## START Given data

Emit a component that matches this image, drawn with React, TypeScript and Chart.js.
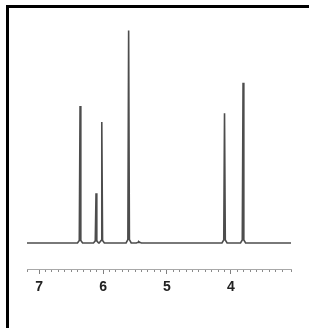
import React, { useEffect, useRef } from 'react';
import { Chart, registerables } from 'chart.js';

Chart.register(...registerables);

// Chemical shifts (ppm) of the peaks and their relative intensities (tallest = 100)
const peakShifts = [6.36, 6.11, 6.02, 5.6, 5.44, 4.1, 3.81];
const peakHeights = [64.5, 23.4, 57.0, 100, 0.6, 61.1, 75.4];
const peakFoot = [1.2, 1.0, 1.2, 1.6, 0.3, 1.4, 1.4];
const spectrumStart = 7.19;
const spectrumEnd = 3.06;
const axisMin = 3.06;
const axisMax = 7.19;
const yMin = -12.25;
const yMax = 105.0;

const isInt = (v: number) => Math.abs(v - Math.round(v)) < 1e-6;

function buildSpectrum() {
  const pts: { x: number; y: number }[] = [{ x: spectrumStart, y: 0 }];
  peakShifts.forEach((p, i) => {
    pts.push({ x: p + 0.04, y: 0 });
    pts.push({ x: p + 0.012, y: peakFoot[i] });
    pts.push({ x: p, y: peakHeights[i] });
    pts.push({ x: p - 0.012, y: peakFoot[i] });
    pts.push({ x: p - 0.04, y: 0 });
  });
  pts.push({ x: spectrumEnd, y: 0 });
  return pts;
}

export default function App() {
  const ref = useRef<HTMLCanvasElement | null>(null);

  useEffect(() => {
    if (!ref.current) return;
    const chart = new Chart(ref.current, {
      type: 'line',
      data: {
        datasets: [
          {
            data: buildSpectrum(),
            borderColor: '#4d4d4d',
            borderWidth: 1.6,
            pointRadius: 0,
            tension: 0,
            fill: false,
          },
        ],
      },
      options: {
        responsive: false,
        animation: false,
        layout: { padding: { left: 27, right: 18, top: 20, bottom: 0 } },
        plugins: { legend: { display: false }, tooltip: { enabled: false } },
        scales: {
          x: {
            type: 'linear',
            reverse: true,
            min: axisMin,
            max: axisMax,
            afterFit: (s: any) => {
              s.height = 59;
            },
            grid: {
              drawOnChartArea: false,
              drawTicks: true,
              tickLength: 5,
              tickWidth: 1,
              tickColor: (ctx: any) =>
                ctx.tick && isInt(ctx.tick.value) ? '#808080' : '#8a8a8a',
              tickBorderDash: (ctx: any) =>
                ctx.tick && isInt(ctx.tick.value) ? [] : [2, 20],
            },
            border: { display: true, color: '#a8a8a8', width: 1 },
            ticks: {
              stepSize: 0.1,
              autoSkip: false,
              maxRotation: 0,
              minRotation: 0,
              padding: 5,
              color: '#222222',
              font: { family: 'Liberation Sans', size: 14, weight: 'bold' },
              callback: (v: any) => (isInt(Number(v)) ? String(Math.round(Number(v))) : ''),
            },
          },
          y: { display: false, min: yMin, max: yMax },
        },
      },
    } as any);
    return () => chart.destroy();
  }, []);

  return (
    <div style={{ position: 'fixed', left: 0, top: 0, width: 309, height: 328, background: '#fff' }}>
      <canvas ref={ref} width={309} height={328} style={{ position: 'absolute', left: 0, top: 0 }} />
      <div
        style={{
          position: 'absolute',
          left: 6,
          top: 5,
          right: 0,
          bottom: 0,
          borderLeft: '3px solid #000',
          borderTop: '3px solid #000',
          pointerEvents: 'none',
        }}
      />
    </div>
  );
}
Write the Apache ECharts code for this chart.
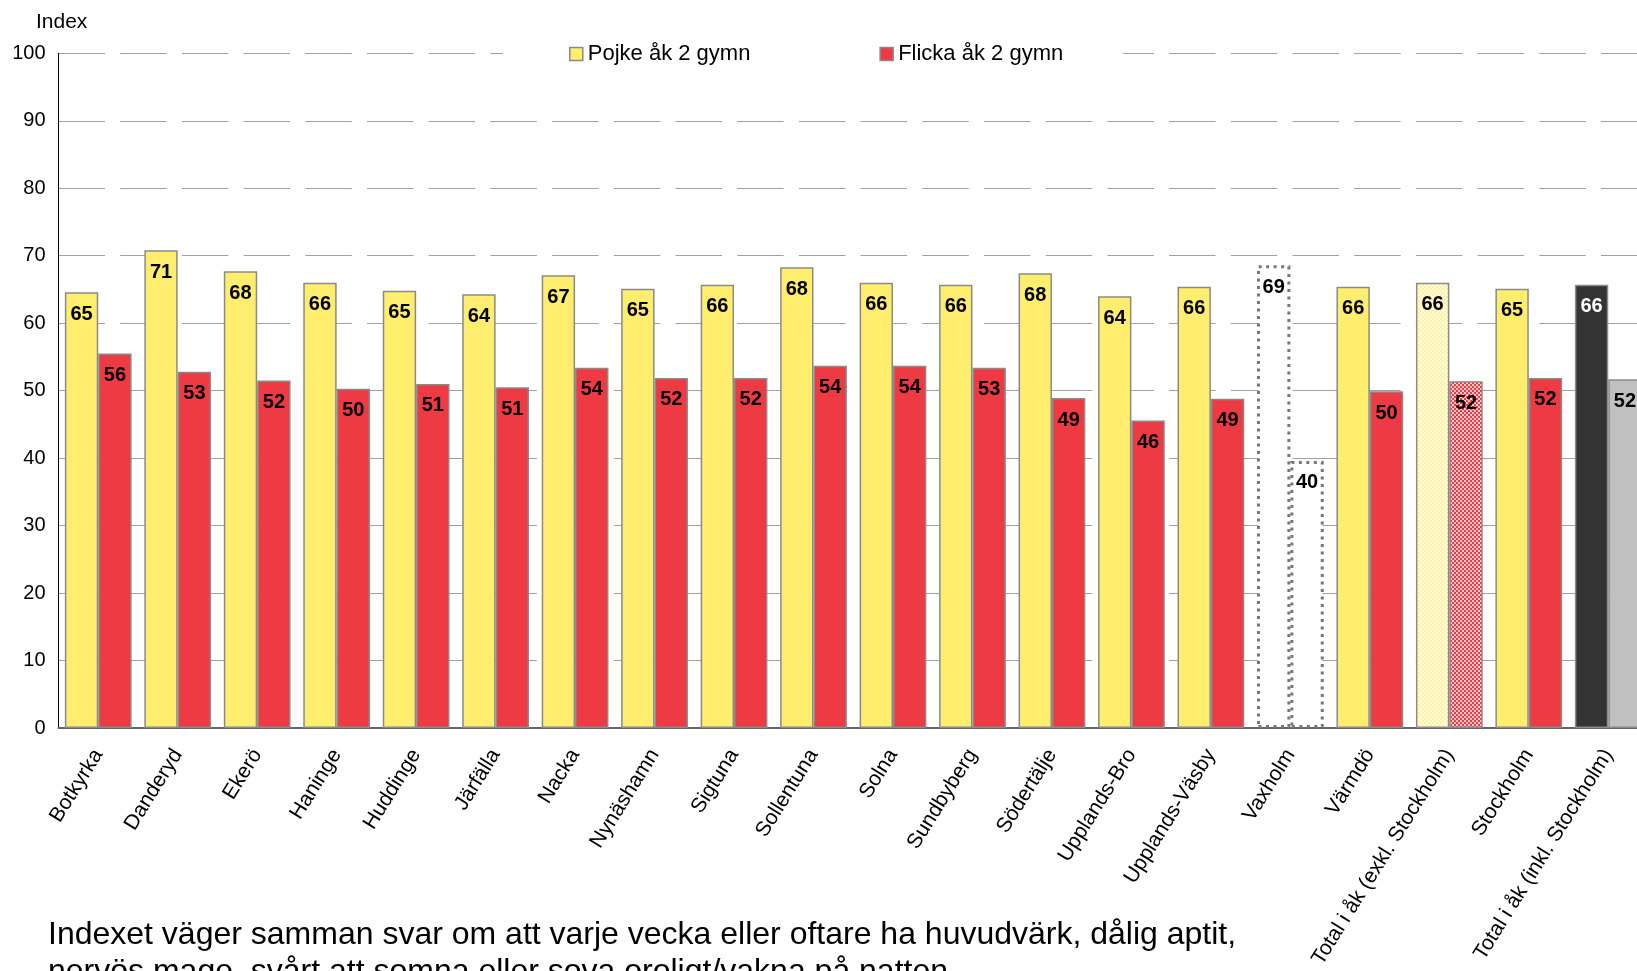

## END Given data

# Exercise instructions
Copy the records above from the first line through the line containing "const isInt = (v: number)", both included, and leave out any pictures.

# Answer in full
Emit a component that matches this image, drawn with React, TypeScript and Chart.js.
import React, { useEffect, useRef } from 'react';
import { Chart, registerables } from 'chart.js';

Chart.register(...registerables);

// Chemical shifts (ppm) of the peaks and their relative intensities (tallest = 100)
const peakShifts = [6.36, 6.11, 6.02, 5.6, 5.44, 4.1, 3.81];
const peakHeights = [64.5, 23.4, 57.0, 100, 0.6, 61.1, 75.4];
const peakFoot = [1.2, 1.0, 1.2, 1.6, 0.3, 1.4, 1.4];
const spectrumStart = 7.19;
const spectrumEnd = 3.06;
const axisMin = 3.06;
const axisMax = 7.19;
const yMin = -12.25;
const yMax = 105.0;

const isInt = (v: number) => Math.abs(v - Math.round(v)) < 1e-6;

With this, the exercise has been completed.